That’s not what the law says
Gaby Hinsliff says a thing about the law and the ontology of women that brought me up short.
This ruling was purely about whether Forstater’s views count as a so-called protected belief, like religious faith, which employers can’t discriminate against someone for holding. And while she met four of five legal tests for that, the sticking point was her insistence that a trans woman is still a man even if she holds a GRC confirming her legal status as a woman.
That’s what Forstater thinks. It might be what a number of other people think. But it’s not what the law says and the judge ruled that Forstater’s desire to be able to refer to someone by the sex she felt appropriate, even if that created an “intimidating, hostile, degrading, humiliating or offensive environment”, failed the fifth test – that a protected belief can’t violate human dignity or conflict with fundamental rights.
Emphasis mine.
What I’m left wondering – does she mean the law says trans people are in a legal sense the sex they say they are, or does she mean the law says they are the sex they say they are?
If it’s the second…is that real? Can laws do that? Can laws create reality in that way? Does a false claim become true because the law says it’s true? Can legislators just say “men are women if they identify as women” and lo it becomes true?
I think people are losing their grip on the difference between claims and reality.
Hinsliff finds it all very reassuring, but I don’t share her enthusiasm.
Put simply, those seeking the protection of the law can’t ignore the protection it affords others. Even the vulnerable must acknowledge that others can be vulnerable too.
Crucially, that doesn’t mean women can now be sacked just for criticising self-identification or for objecting to trans women having automatic access to women’s prisons and domestic violence shelters. But what it means is objections shouldn’t be based on arguing that trans women are men really.
So we “shouldn’t” argue that Rachel McKinnon/Veronica Ivy is a man really, even though he transparently is one, and acts like one, and bullies women like one. We shouldn’t argue that even though it’s true.
The grip, it is lost.
judge ruled that Forstater’s desire to be able to refer to someone by the sex she felt appropriate, even if that created an “intimidating, hostile, degrading, humiliating or offensive environment”
Does this mean somebody specifically asked Forstater the question
‘Would you refer to someone by the sex you felt appropriate, even if that created an “intimidating, hostile, degrading, humiliating or offensive environment” ?’
and she answered “Yes”?
If I considered myself to be a giraffe, would the law recognise that?
If yes, the mind boggles.
Am I missing something here?
Why isn’t this burden of proving a “protected belief” being placed on people claiming to believe they are a sex other than the one they appear to be? How can anyone be permitted to compel others to concede that, and behave as though, their own internal and unprovable belief is True, upon pain of lawsuits and unemployment?

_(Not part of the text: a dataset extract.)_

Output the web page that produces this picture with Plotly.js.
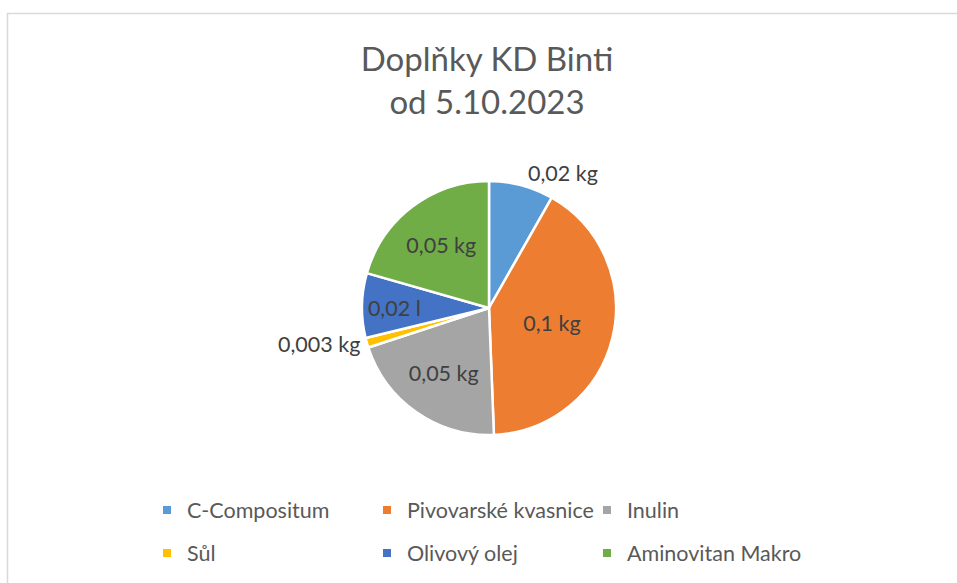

Good question. If they mean exactly like religious faith then they mean a belief that is just a belief, an act of will, not an opinion based on evidence or reason or both, which in turn seems to mean that it’s only arbitrary, willed beliefs that get protected, because the ones based on reasonable grounds don’t need protection.
That of course is how the anxious protection of religious belief works, but when was it decided that all beliefs should be sorted into protected and unprotected that way?
Except it can. Christian beliefs frequently violate the dignity of Jewish, Muslim, Hindu, Buddhist, or atheist individuals, and sometimes (when acted on) conflict with fundamental rights. The same with each of the others.
And it is more than obvious that almost anything can be said about women, even when it violates our human dignity, and some of it conflicts with our fundamental rights.
And in the US (though I don’t think this has reached the UK yet), beliefs of believers can indubitably conflict with human rights to the best health care, and to choose their own health care options. Abortion, fertility treatments, end of life issues – all of these are things that can be, and are, frequently violated by laws passed by believers.
It seems to be only trans people that have this absolute right to human dignity that extends to everyone else having to cater to their delusions. I might have some delusions myself, but the courts are not likely to cater to them. If my boss refuses to put in a pool to accommodate trans-otters, the courts are not going to require they do that. They are not going to require that my co-workers refer to me by my otter name, or stop calling me a person.
Trans rights = special rights. (Should I say it six times?) Rights no one else has. Rights that inherently conflict with the rights of others, such as our right to think for ourselves and be comfortable within our own spaces.
This reminds me of the law passed in North Carolina outlawing climate change, or the one nearly passed by the Indiana general assembly mandating that the value of pi is 3.2 exactly.